* [DATASET EXCERPT]:
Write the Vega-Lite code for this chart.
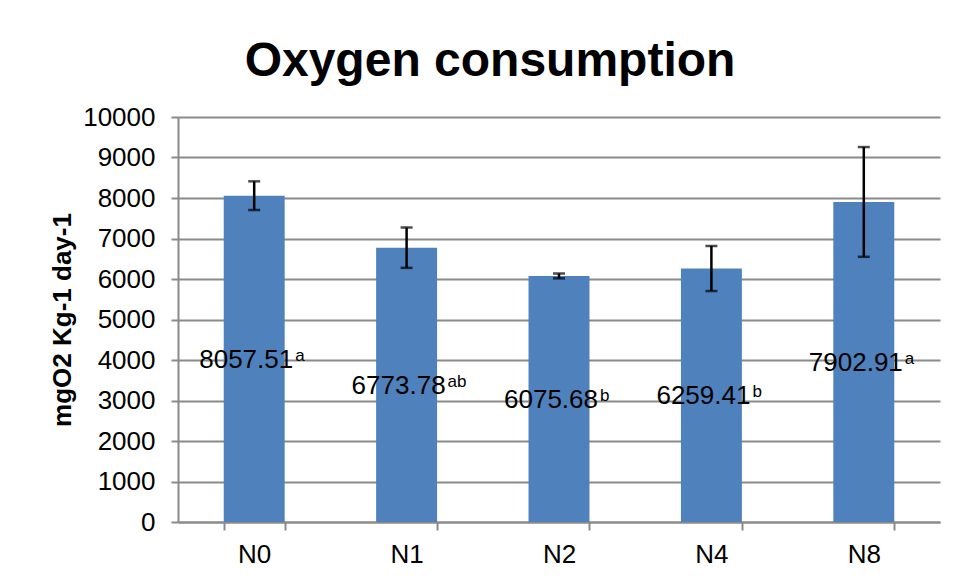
{
  "$schema": "https://vega.github.io/schema/vega-lite/v6.json",
  "width": 762,
  "height": 405,
  "autosize": "none",
  "padding": {"left": 178, "top": 117, "right": 18, "bottom": 59},
  "background": "white",
  "config": {"font": "Liberation Sans", "view": {"stroke": null}},
  "title": {
    "text": "Oxygen consumption",
    "fontSize": 48,
    "fontWeight": "bold",
    "color": "black",
    "anchor": "middle",
    "frame": "group",
    "dx": -69,
    "offset": 18
  },
  "data": {
    "values": [
      {"group": "N0", "value": 8057.51, "err": 354, "letter": "a"},
      {"group": "N1", "value": 6773.78, "err": 498, "letter": "ab"},
      {"group": "N2", "value": 6075.68, "err": 60, "letter": "b"},
      {"group": "N4", "value": 6259.41, "err": 556, "letter": "b"},
      {"group": "N8", "value": 7902.91, "err": 1355, "letter": "a"}
    ]
  },
  "layer": [
    {
      "mark": {"type": "bar", "color": "#4F81BD"},
      "encoding": {
        "x": {
          "field": "group",
          "type": "nominal",
          "sort": null,
          "scale": {"paddingInner": 0.6, "paddingOuter": 0.3},
          "axis": {
            "title": null,
            "labelAngle": 0,
            "labelFontSize": 26,
            "labelColor": "black",
            "labelPadding": 11,
            "tickSize": 8,
            "tickBand": "extent",
            "tickColor": "#8a8a8a",
            "tickWidth": 2,
            "domainColor": "#8a8a8a",
            "domainWidth": 2,
            "grid": false
          }
        },
        "y": {
          "field": "value",
          "type": "quantitative",
          "scale": {"domain": [0, 10000], "nice": false},
          "axis": {
            "title": "mgO2 Kg-1 day-1",
            "titleFontSize": 26,
            "titleFontWeight": "bold",
            "titleColor": "black",
            "titlePadding": 7,
            "labelFontSize": 26,
            "labelColor": "black",
            "labelPadding": 16,
            "format": "d",
            "tickSize": 7,
            "tickColor": "#8a8a8a",
            "tickWidth": 2,
            "domainColor": "#8a8a8a",
            "domainWidth": 2,
            "gridColor": "#8a8a8a",
            "gridWidth": 2,
            "values": [0, 1000, 2000, 3000, 4000, 5000, 6000, 7000, 8000, 9000, 10000]
          }
        }
      }
    },
    {
      "mark": {"type": "errorbar", "ticks": true, "color": "black", "thickness": 2.5, "size": 12},
      "encoding": {
        "x": {"field": "group", "type": "nominal", "sort": null},
        "y": {"field": "value", "type": "quantitative", "scale": {"domain": [0, 10000], "nice": false}, "axis": null},
        "yError": {"field": "err"}
      }
    },
    {
      "mark": {"type": "text", "fontSize": 26, "color": "black", "align": "center", "baseline": "alphabetic", "dx": -8, "dy": 9},
      "encoding": {
        "x": {"field": "group", "type": "nominal", "sort": null},
        "y": {"field": "value", "type": "quantitative", "scale": {"domain": [0, 20000], "nice": false}, "axis": null},
        "text": {"field": "value", "type": "quantitative", "format": ".2f"}
      }
    },
    {
      "mark": {"type": "text", "fontSize": 17, "color": "black", "align": "left", "baseline": "alphabetic", "dx": 41, "dy": 2},
      "encoding": {
        "x": {"field": "group", "type": "nominal", "sort": null},
        "y": {"field": "value", "type": "quantitative", "scale": {"domain": [0, 20000], "nice": false}, "axis": null},
        "text": {"field": "letter", "type": "nominal"}
      }
    }
  ],
  "resolve": {"scale": {"y": "independent"}}
}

* [SHORT PROBLEM]:
Quote in full the listing given above; the images are to be left out.

* [COMPLETE RESPONSE]:
Write the Vega-Lite code for this chart.
{
  "$schema": "https://vega.github.io/schema/vega-lite/v6.json",
  "width": 762,
  "height": 405,
  "autosize": "none",
  "padding": {"left": 178, "top": 117, "right": 18, "bottom": 59},
  "background": "white",
  "config": {"font": "Liberation Sans", "view": {"stroke": null}},
  "title": {
    "text": "Oxygen consumption",
    "fontSize": 48,
    "fontWeight": "bold",
    "color": "black",
    "anchor": "middle",
    "frame": "group",
    "dx": -69,
    "offset": 18
  },
  "data": {
    "values": [
      {"group": "N0", "value": 8057.51, "err": 354, "letter": "a"},
      {"group": "N1", "value": 6773.78, "err": 498, "letter": "ab"},
      {"group": "N2", "value": 6075.68, "err": 60, "letter": "b"},
      {"group": "N4", "value": 6259.41, "err": 556, "letter": "b"},
      {"group": "N8", "value": 7902.91, "err": 1355, "letter": "a"}
    ]
  },
  "layer": [
    {
      "mark": {"type": "bar", "color": "#4F81BD"},
      "encoding": {
        "x": {
          "field": "group",
          "type": "nominal",
          "sort": null,
          "scale": {"paddingInner": 0.6, "paddingOuter": 0.3},
          "axis": {
            "title": null,
            "labelAngle": 0,
            "labelFontSize": 26,
            "labelColor": "black",
            "labelPadding": 11,
            "tickSize": 8,
            "tickBand": "extent",
            "tickColor": "#8a8a8a",
            "tickWidth": 2,
            "domainColor": "#8a8a8a",
            "domainWidth": 2,
            "grid": false
          }
        },
        "y": {
          "field": "value",
          "type": "quantitative",
          "scale": {"domain": [0, 10000], "nice": false},
          "axis": {
            "title": "mgO2 Kg-1 day-1",
            "titleFontSize": 26,
            "titleFontWeight": "bold",
            "titleColor": "black",
            "titlePadding": 7,
            "labelFontSize": 26,
            "labelColor": "black",
            "labelPadding": 16,
            "format": "d",
            "tickSize": 7,
            "tickColor": "#8a8a8a",
            "tickWidth": 2,
            "domainColor": "#8a8a8a",
            "domainWidth": 2,
            "gridColor": "#8a8a8a",
            "gridWidth": 2,
            "values": [0, 1000, 2000, 3000, 4000, 5000, 6000, 7000, 8000, 9000, 10000]
          }
        }
      }
    },
    {
      "mark": {"type": "errorbar", "ticks": true, "color": "black", "thickness": 2.5, "size": 12},
      "encoding": {
        "x": {"field": "group", "type": "nominal", "sort": null},
        "y": {"field": "value", "type": "quantitative", "scale": {"domain": [0, 10000], "nice": false}, "axis": null},
        "yError": {"field": "err"}
      }
    },
    {
      "mark": {"type": "text", "fontSize": 26, "color": "black", "align": "center", "baseline": "alphabetic", "dx": -8, "dy": 9},
      "encoding": {
        "x": {"field": "group", "type": "nominal", "sort": null},
        "y": {"field": "value", "type": "quantitative", "scale": {"domain": [0, 20000], "nice": false}, "axis": null},
        "text": {"field": "value", "type": "quantitative", "format": ".2f"}
      }
    },
    {
      "mark": {"type": "text", "fontSize": 17, "color": "black", "align": "left", "baseline": "alphabetic", "dx": 41, "dy": 2},
      "encoding": {
        "x": {"field": "group", "type": "nominal", "sort": null},
        "y": {"field": "value", "type": "quantitative", "scale": {"domain": [0, 20000], "nice": false}, "axis": null},
        "text": {"field": "letter", "type": "nominal"}
      }
    }
  ],
  "resolve": {"scale": {"y": "independent"}}
}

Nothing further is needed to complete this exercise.